In 969 the Fatimids, adherents of a Shiʿi sect (see Ismāʿīliyyah) and opponents of Sunni Abbasid rule, invaded Egypt. The conquering general, Jawhar, established a new, rectangular, walled city to the northeast of the existing settlements. Initially named Al-Manṣūriyyah, the city was given its present name, Al-Qāhirah (“The Victorious”), in 973/974 in celebration of the arrival of the Fatimid caliph al-Muʿizz, who made the city the capital centre of a dynasty that lasted for two centuries. Al-Qāhirah and Al-Fusṭāṭ coexisted until 1168, when the unfortified city of Al-Fusṭāṭ was set on fire to protect Cairo from the Crusaders. The Crusaders were driven off by a Sunni army from Syria, after which the victorious commander, Saladin, founded the Ayyubid dynasty, subsequently controlling a vast empire from Cairo.

Although Al-Fusṭāṭ was partially rebuilt, it was Cairo that was transformed from a royal enclave into an imperial metropolis. Saladin further extended the city’s 11th-century walls, of which the northern and southern walls and three main gates—Bāb al-Futūḥ, Bāb al-Naṣr, and Bāb Zuwaylah—are still extant; he also constructed a citadel on the Muqaṭṭam spur (now dominated by the Muḥammad ʿAlī Mosque). After Baybars I became the first Mamluk sultan of undisputed legitimacy in 1260, Cairo served as the capital of the Mamluk empire, which governed Egypt, much of the Levant, and parts of the Fertile Crescent until 1517.

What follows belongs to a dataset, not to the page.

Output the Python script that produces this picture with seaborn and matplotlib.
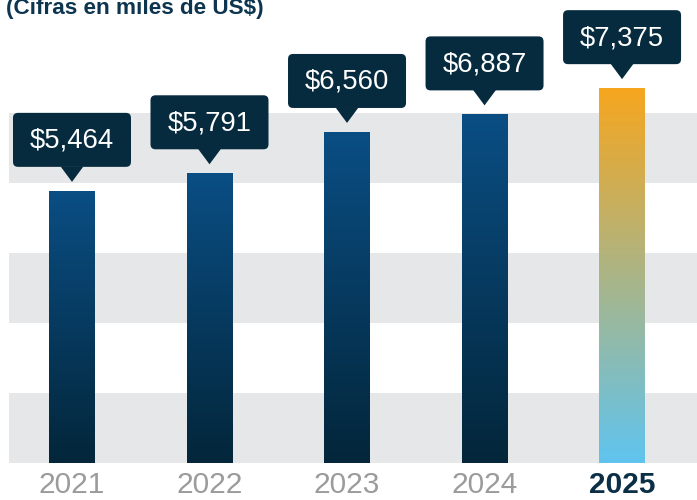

Medieval Cairo reached its apogee during the Mamluk era. By about 1340 Cairo had become the largest city in Africa, Europe, and Asia Minor, with almost half a million people living in an area five times greater than the original Fatimid walled city. As a key link in the profitable east-west spice trade and the recipient of tribute from a wealthy empire, the city thrived both intellectually and culturally: the venerable al-Azhar University—a principal seat of Islamic learning—as well as most of the city’s greatest architectural masterpieces were built during this period.

In the mid-14th century, decline set in—sporadically at first and then more precipitously. The city’s population was decimated by plagues, including the outbreak of the Black Death in 1348. In addition, the spice trade monopoly was broken following Vasco da Gama’s voyage from Portugal to India (1497–99), undermining Cairo’s economic preeminence. Finally, political autonomy was lost to the Turks, who after 1517 reduced Cairo to a provincial capital in the Ottoman Empire. In 1798, when Napoleon and his troops arrived in Cairo, fewer than 300,000 people were living in the city and its two port suburbs, Miṣr al-Qadīmah and Būlāq.